Close. The 2-33 has an achilles' heel - a weak tailwheel - that will
not tolerate low-energy tail-first or main-and-tail landings. So
pilots are taught to fly it on the runway level, touching down on the
main wheel only, usually still a bit above stall speed. Kind of like
a wheel landing in a tailwheel powerplane.

Note that you can land a 2-33 nice and slow, by holding it off, but
that is not trained often for fear of that weak tailwheel.

So now you have a student taught to land by "flaring" to a level
attitude, then waiting for the glider to settle on it's mainwheel,
then slowing by using the skid if necessary, who now tries to land a
G-103 for the first time without a comprehensive briefing: Level off
(a bit fast probably), touch down on the main (maybe a bit firmly due
to the touchy divebrakes), then a wicked bounce as the nosewheel
bounces off the ground, and the Grob jumps back in the air - and the
cycle repeats, more violently each time! YeeHA - there goes the
nosewheel, and maybe the tailwheel too. Seen it happen a few times.

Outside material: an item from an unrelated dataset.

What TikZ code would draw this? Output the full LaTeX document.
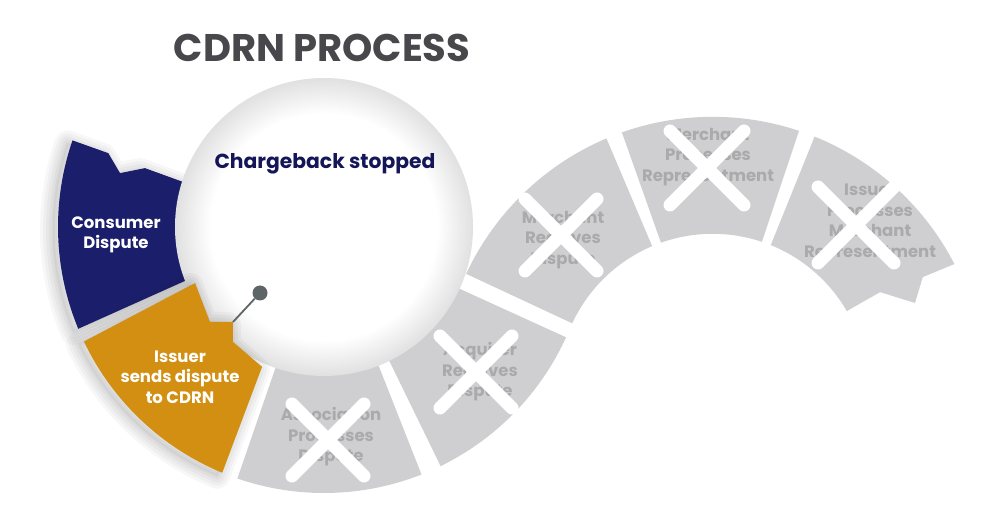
\documentclass[tikz,border=0pt]{standalone}
\usepackage{fontspec}
\setmainfont{Poppins}
\definecolor{navy}{RGB}{27,31,107}
\definecolor{gold}{RGB}{210,143,18}
\definecolor{seggray}{RGB}{207,207,209}
\definecolor{graytxt}{RGB}{170,170,173}
\definecolor{titlegray}{RGB}{72,72,76}
\definecolor{inknavy}{RGB}{20,22,88}
\definecolor{dotgray}{RGB}{94,101,102}
\pgfdeclareradialshading{ballrim}{\pgfpoint{0bp}{0bp}}{color(0bp)=(white); color(19bp)=(white); color(25bp)=(black!12); color(50bp)=(black!12)}
\tikzstyle{seg}=[fill=seggray]
\tikzstyle{soft}=[preaction={draw=black, opacity=0.03, line width=26pt, line join=round, transform canvas={shift={(-5pt,-3pt)}}},
                  preaction={draw=black, opacity=0.03, line width=20pt, line join=round, transform canvas={shift={(-5pt,-3pt)}}},
                  preaction={draw=black, opacity=0.03, line width=14pt, line join=round, transform canvas={shift={(-5pt,-3pt)}}},
                  preaction={draw=black, opacity=0.03, line width=8pt, line join=round, transform canvas={shift={(-5pt,-3pt)}}},
                  preaction={draw=black, fill=black, opacity=0.03, line width=3pt, line join=round, transform canvas={shift={(-5pt,-3pt)}}}]
\tikzstyle{xmark}=[draw=white, line width=13pt, line cap=round]
\tikzstyle{glabel}=[text=graytxt, align=center, font=\bfseries\fontsize{16.5}{20.5}\selectfont]
\tikzstyle{wlabel}=[text=white, align=center, font=\bfseries\fontsize{16.5}{20.5}\selectfont]
\tikzstyle{dot}=[circle, inner sep=0pt, minimum size=15pt, fill=dotgray]

\begin{document}
\begin{tikzpicture}[x=1pt,y=1pt]
      \useasboundingbox (0,0) rectangle (993,525);
      \fill[white] (0,0) rectangle (993,525);

      \begin{scope}[shift={(324,298)}]
        \fill[seg] (251:140) arc[start angle=251, end angle=291.5, radius=140] -- (291.5:266) arc[start angle=291.5, end angle=251, radius=266] -- cycle;
        \fill[seg] (296:140) arc[start angle=296, end angle=335.5, radius=140] -- (335.5:266) arc[start angle=335.5, end angle=296, radius=266] -- cycle;
        \fill[navy, soft] (161:266) -- (161.1:228) -- (165.2:211) -- (161.8:188.5) -- (162.4:140) arc[start angle=162.4, end angle=201, radius=140] -- (202.5:266) arc[start angle=202.5, end angle=161, radius=266] -- cycle;
      \end{scope}

      \begin{scope}[shift={(712.7,136.2)}]
        \fill[seg] (155:155) -- (155:272) arc[start angle=155, end angle=113, radius=272] -- (113:155) arc[start angle=113, end angle=155, radius=155] -- cycle;
        \fill[seg] (109.5:155) -- (109.5:272) arc[start angle=109.5, end angle=71.5, radius=272] -- (71.5:155) arc[start angle=71.5, end angle=109.5, radius=155] -- cycle;
        \fill[seg] (68:155) -- (68:272) arc[start angle=68, end angle=27.3, radius=272] -- (28:238) -- (23:219.7) -- (30:193.3) -- (30.1:155) arc[start angle=30.1, end angle=68, radius=155] -- cycle;
      \end{scope}

      \shade[shading=ballrim] (324,298) circle (149);

      \begin{scope}[shift={(324,298)}]
        \fill[gold, soft] (205.5:266) -- (203.5:140.6) -- (219.8:148.4) -- (226.2:131.5) -- (231.6:146.6) -- (246.1:153) -- (247.5:266) arc[start angle=247.5, end angle=205.5, radius=266] -- cycle;
      \end{scope}

      \coordinate (p1) at (233,203);
      \node[dot] (d1) at (260,232) {};
      \draw[draw=dotgray, line width=1.8pt] (p1) -- (d1);

      \node[text=titlegray, font=\bfseries\fontsize{38.5}{44}\selectfont] (t0) at (322,477) {CDRN PROCESS};
      \node[text=inknavy, font=\bfseries\fontsize{20.3}{25}\selectfont] (t1) at (325,361) {Chargeback stopped};
      \node[wlabel] (t2) at (116,290) {Consumer\\Dispute};
      \node[wlabel] (t3) at (180,148) {Issuer\\sends dispute\\to CDRN};

      \node[glabel] (g1) at (331,88) {Association\\Processes\\Dispute};
      \node[glabel] (g2) at (480,153) {Acquirer\\Receives\\Dispute};
      \node[glabel] (g3) at (563,285) {Merchant\\Receives\\Dispute};
      \node[glabel] (g4) at (708,368) {Merchant\\Processes\\Representment};
      \node[glabel] (g5) at (870,302) {Issuer\\Processes\\Merchant\\Representment};

      \draw[xmark] (292,121) -- (364,49);
      \draw[xmark] (292,49) -- (364,121);
      \draw[xmark] (440,189) -- (512,117);
      \draw[xmark] (440,117) -- (512,189);
      \draw[xmark] (525,326) -- (597,254);
      \draw[xmark] (525,254) -- (597,326);
      \draw[xmark] (670,394) -- (744,320);
      \draw[xmark] (670,320) -- (744,394);
      \draw[xmark] (818,338) -- (894,262);
      \draw[xmark] (818,262) -- (894,338);
\end{tikzpicture}
\end{document}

Of course, if all you fly are Schweitzers (except the 1-35, maybe),
that technique will work fine (in the 2-22, 1-23, 1-26, 1-34 and 2-32,
for example).

Too bad for the Grob-103 fleet, however!

Kirk

Hi Kirk

That is pretty much what I was getting at - The 2-33 is held as a paragon of
virtue and the habits it teaches result in damage to the next glider flown. As
logic would have it this seems to result in one of the toughest gliders around
being derided for "always being in the repair shop"

Around here (and most places) the G103 is regarded as one of the strongest and
easiest to fly. Surely if low time pilots are regularly breaking them you should
look for what is wrong with what they are taught?